This restaurant-style dal makhani comes together in about 1 hour and delivers all the creamy richness you expect from the classic North Indian dish. Whole urad dal and rajma are cooked until tender, then simmered in a spiced tomato-onion base and finished with butter and cream. Perfect for serving with naan or jeera rice at festive gatherings or weeknight dinners.
Drain the soaked urad dal and rajma. Rinse them well in fresh water and drain the water. Add to the Instant Pot with 4 cups of water and ½ teaspoon of salt.
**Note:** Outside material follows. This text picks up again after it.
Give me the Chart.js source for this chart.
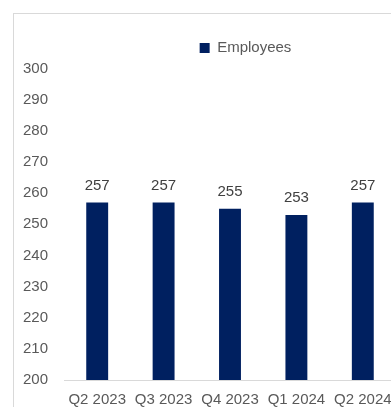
<!DOCTYPE html>
<html>
<head>
<meta charset="utf-8">
<script src="https://cdn.jsdelivr.net/npm/chart.js@4"></script>
<style>
  html, body { margin: 0; padding: 0; background: #fff; overflow: hidden; width: 391px; height: 407px; }
  .frame { position: absolute; left: 13px; top: 13px; width: 454px; height: 412px; border: 1px solid #d9d9d9; }
  canvas { display: block; }
</style>
</head>
<body>
<div class="frame"><canvas id="empChart" width="454" height="412"></canvas></div>
<script>
var quarters = ['Q2 2023', 'Q3 2023', 'Q4 2023', 'Q1 2024', 'Q2 2024'];
var employees = [257, 257, 255, 253, 257];
var yTicks = [200, 210, 220, 230, 240, 250, 260, 270, 280, 290, 300];

var txt = '#595959';

// draw numbers above each bar
var valueLabels = {
  id: 'valueLabels',
  afterDatasetsDraw: function (chart) {
    var ctx = chart.ctx;
    ctx.save();
    ctx.font = '15px "Liberation Sans", Arial, sans-serif';
    ctx.fillStyle = '#404040';
    ctx.textAlign = 'center';
    ctx.textBaseline = 'middle';
    chart.getDatasetMeta(0).data.forEach(function (bar, i) {
      ctx.fillText(employees[i], bar.x, bar.y - 17);
    });
    ctx.restore();
  }
};

var empChart = new Chart(document.getElementById('empChart').getContext('2d'), {
  type: 'bar',
  data: {
    labels: quarters,
    datasets: [{
      label: 'Employees',
      data: employees,
      backgroundColor: '#002060',
      barPercentage: 0.33,
      categoryPercentage: 1
    }]
  },
  options: {
    responsive: false,
    animation: false,
    layout: { padding: { left: 9, top: 14, bottom: 6, right: 0 } },
    plugins: {
      legend: {
        position: 'top',
        labels: {
          boxWidth: 10,
          boxHeight: 10,
          padding: 12.5,
          color: txt,
          font: { family: '"Liberation Sans", Arial, sans-serif', size: 15 }
        }
      },
      tooltip: { enabled: false }
    },
    scales: {
      x: {
        grid: { display: false, drawTicks: false },
        border: { display: true, color: '#d9d9d9', width: 1 },
        ticks: {
          color: txt,
          padding: 11,
          maxRotation: 0,
          font: { family: '"Liberation Sans", Arial, sans-serif', size: 15 }
        }
      },
      // empty band under the legend
      xTop: {
        type: 'category',
        position: 'top',
        display: true,
        afterFit: function (s) { s.height = 3; },
        grid: { display: false, drawTicks: false },
        border: { display: false },
        ticks: { display: false }
      },
      y: {
        min: 200,
        max: 300,
        afterBuildTicks: function (s) { s.ticks = yTicks.map(function (v) { return { value: v }; }); },
        afterFit: function (s) { s.width = 41; },
        grid: { display: false, drawTicks: false },
        border: { display: false },
        ticks: {
          color: txt,
          crossAlign: 'far',
          font: { family: '"Liberation Sans", Arial, sans-serif', size: 15 }
        }
      },
      yRight: {
        position: 'right',
        display: true,
        afterFit: function (s) { s.width = 72; },
        grid: { display: false, drawTicks: false },
        border: { display: false },
        ticks: { display: false }
      }
    }
  },
  plugins: [valueLabels]
});
</script>
</body>
</html>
Cook for 30-35 minutes (high pressure). Let pressure release naturally (~15 minutes). Lentils should be soft and mashable.
While dal cooks, heat ghee in a heavy-bottomed pot over medium heat. Add cumin seeds and bay leaf. Let them bloom for a few seconds.
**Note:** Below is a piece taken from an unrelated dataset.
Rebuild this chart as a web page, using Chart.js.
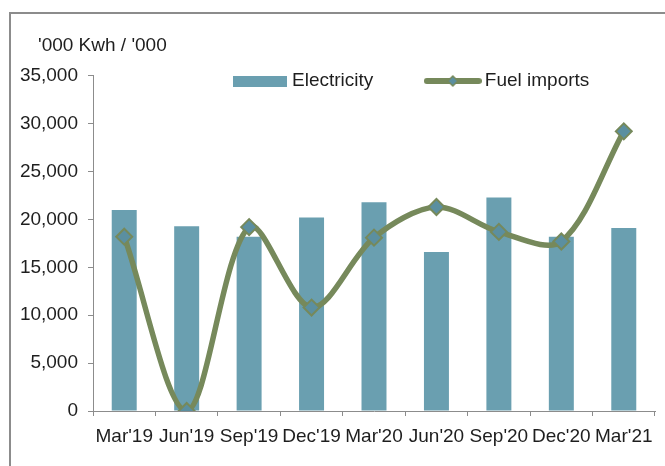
<!DOCTYPE html>
<html>
<head>
<meta charset="utf-8">
<script src="https://cdn.jsdelivr.net/npm/chart.js@4/dist/chart.umd.min.js"></script>
<style>
  html, body { margin: 0; padding: 0; background: #fff; overflow: hidden; }
  #frame { position: absolute; left: 9px; top: 12px; width: 700px; height: 500px; border: 2px solid #8c8c8c; box-sizing: border-box; }
  #wrap { position: absolute; left: 0; top: 0; width: 665px; height: 466px; }
</style>
</head>
<body>
<div id="frame"></div>
<div id="wrap"><canvas id="c"></canvas></div>
<script>
const categories = ["Mar'19", "Jun'19", "Sep'19", "Dec'19", "Mar'20", "Jun'20", "Sep'20", "Dec'20", "Mar'21"];
const electricity = [21000, 19300, 18200, 20200, 21800, 16600, 22300, 18200, 19100];
const fuelImports = [18200, 0, 19200, 10800, 18100, 21300, 18700, 17700, 29200];
const yTicks = [0, 5000, 10000, 15000, 20000, 25000, 30000, 35000];
const titleText = "'000 Kwh / '000";
const seriesNames = ["Electricity", "Fuel imports"];

const BAR_COLOR = '#6a9fb0';
const LINE_COLOR = '#76895b';
const MARK_FILL = '#5b8fa0';
const TEXT_COLOR = '#1e1e1e';
const AXIS_COLOR = '#8c8c8c';
const FONT = "'Liberation Sans', Arial, sans-serif";
const FS = 19;

function swatchBar() {
  const c = document.createElement('canvas');
  c.width = 54; c.height = 11;
  const x = c.getContext('2d');
  x.fillStyle = BAR_COLOR; x.fillRect(0, 0, 54, 11);
  return c;
}
function swatchLine() {
  const c = document.createElement('canvas');
  c.width = 58; c.height = 14;
  const x = c.getContext('2d');
  x.strokeStyle = LINE_COLOR; x.lineWidth = 6; x.lineCap = 'round';
  x.beginPath(); x.moveTo(3, 7); x.lineTo(55, 7); x.stroke();
  x.fillStyle = MARK_FILL; x.strokeStyle = LINE_COLOR; x.lineWidth = 1.5;
  x.beginPath(); x.moveTo(29, 2); x.lineTo(34, 7); x.lineTo(29, 12); x.lineTo(24, 7); x.closePath();
  x.fill(); x.stroke();
  return c;
}

const LEG_PAD = 57;
const placeBoxes = {
  id: 'placeBoxes',
  afterLayout(chart) {
    const lg = chart.legend;
    if (lg) {
      lg.left = 237.5 - LEG_PAD;
      lg.right = lg.left + 620;
      lg.top = 71.5 - LEG_PAD;
      lg.bottom = lg.top + LEG_PAD * 2 + 30;
    }
    const tb = chart.titleBlock;
    if (tb) {
      const w = tb.right - tb.left;
      tb.left = 38;
      tb.right = tb.left + w;
    }
  }
};

Chart.defaults.font.family = FONT;
Chart.defaults.font.size = FS;
Chart.defaults.color = TEXT_COLOR;

new Chart(document.getElementById('c'), {
  data: {
    labels: categories,
    datasets: [
      {
        type: 'bar',
        label: seriesNames[0],
        data: electricity,
        backgroundColor: BAR_COLOR,
        borderWidth: 0,
        barPercentage: 0.4,
        categoryPercentage: 1.0,
        order: 2
      },
      {
        type: 'line',
        label: seriesNames[1],
        data: fuelImports,
        borderColor: LINE_COLOR,
        borderWidth: 5.5,
        tension: 0.32,
        fill: false,
        pointStyle: 'rectRot',
        pointRadius: 8,
        pointBorderWidth: 2,
        pointBackgroundColor: MARK_FILL,
        pointBorderColor: LINE_COLOR,
        order: 1
      }
    ]
  },
  options: {
    responsive: true,
    maintainAspectRatio: false,
    animation: false,
    layout: { padding: { left: 12, right: 9, top: 0, bottom: 0 } },
    plugins: {
      tooltip: { enabled: false },
      title: {
        display: true,
        text: titleText,
        align: 'start',
        color: TEXT_COLOR,
        font: { size: FS, weight: 'normal', family: FONT },
        padding: { top: 34, bottom: 18 }
      },
      legend: {
        display: true,
        position: 'top',
        align: 'start',
        maxHeight: 1,
        labels: {
          usePointStyle: true,
          pointStyleWidth: 45,
          padding: LEG_PAD,
          color: TEXT_COLOR,
          font: { size: FS, family: FONT },
          generateLabels() {
            return [
              { text: seriesNames[0], pointStyle: swatchBar(), datasetIndex: 0, hidden: false, lineWidth: 0, fontColor: TEXT_COLOR },
              { text: seriesNames[1], pointStyle: swatchLine(), datasetIndex: 1, hidden: false, lineWidth: 0, fontColor: TEXT_COLOR }
            ];
          }
        }
      }
    },
    scales: {
      x: {
        offset: true,
        afterFit(s) { s.height = 55; },
        grid: { display: true, drawOnChartArea: false, drawTicks: true, tickLength: 5, color: AXIS_COLOR, offset: true },
        border: { display: true, color: AXIS_COLOR, width: 1 },
        ticks: { autoSkip: false, maxRotation: 0, minRotation: 0, padding: 9, color: TEXT_COLOR, font: { size: FS } }
      },
      y: {
        min: 0,
        max: 35000,
        afterFit(s) { s.width = 81; },
        afterBuildTicks(s) { s.ticks = yTicks.map(v => ({ value: v })); },
        grid: { display: true, drawOnChartArea: false, drawTicks: true, tickLength: 5, color: AXIS_COLOR },
        border: { display: true, color: AXIS_COLOR, width: 1 },
        ticks: {
          padding: 10,
          color: TEXT_COLOR,
          font: { size: FS },
          callback: v => v.toLocaleString('en-US')
        }
      }
    }
  },
  plugins: [placeBoxes]
});
</script>
</body>
</html>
Add the onion and saute until golden, about 10 minutes. Add ginger-garlic paste and green chili. Cook for 2 more minutes.
Stir in crushed tomatoes, coriander, cumin, turmeric, chili powder, and garam masala. Cook until thick and the oil begins to separate. This should take about 15 minutes.
Add cooked dal and rajma to the masala along with ½ cup water. Lightly mash some lentils for creaminess. Simmer on low for 10-12 minutes, stirring often. Add more water if needed to adjust the consistency.
Reduce the heat, stir in cream, and adjust the seasoning. Crush kasoori methi between your palms and add it.
Garnish with cream swirl and fresh cilantro. Serve hot with jeera rice or naan.
Notes
Always soak urad dal and rajma overnight for the best texture and reduced cook time.
Kashmiri chili powder is mild and used mainly for its vibrant color. It can be substituted with mild paprika if needed.
Lightly mashing some of the lentils makes the dal naturally creamier.
For extra richness, add a small knob of butter just before serving.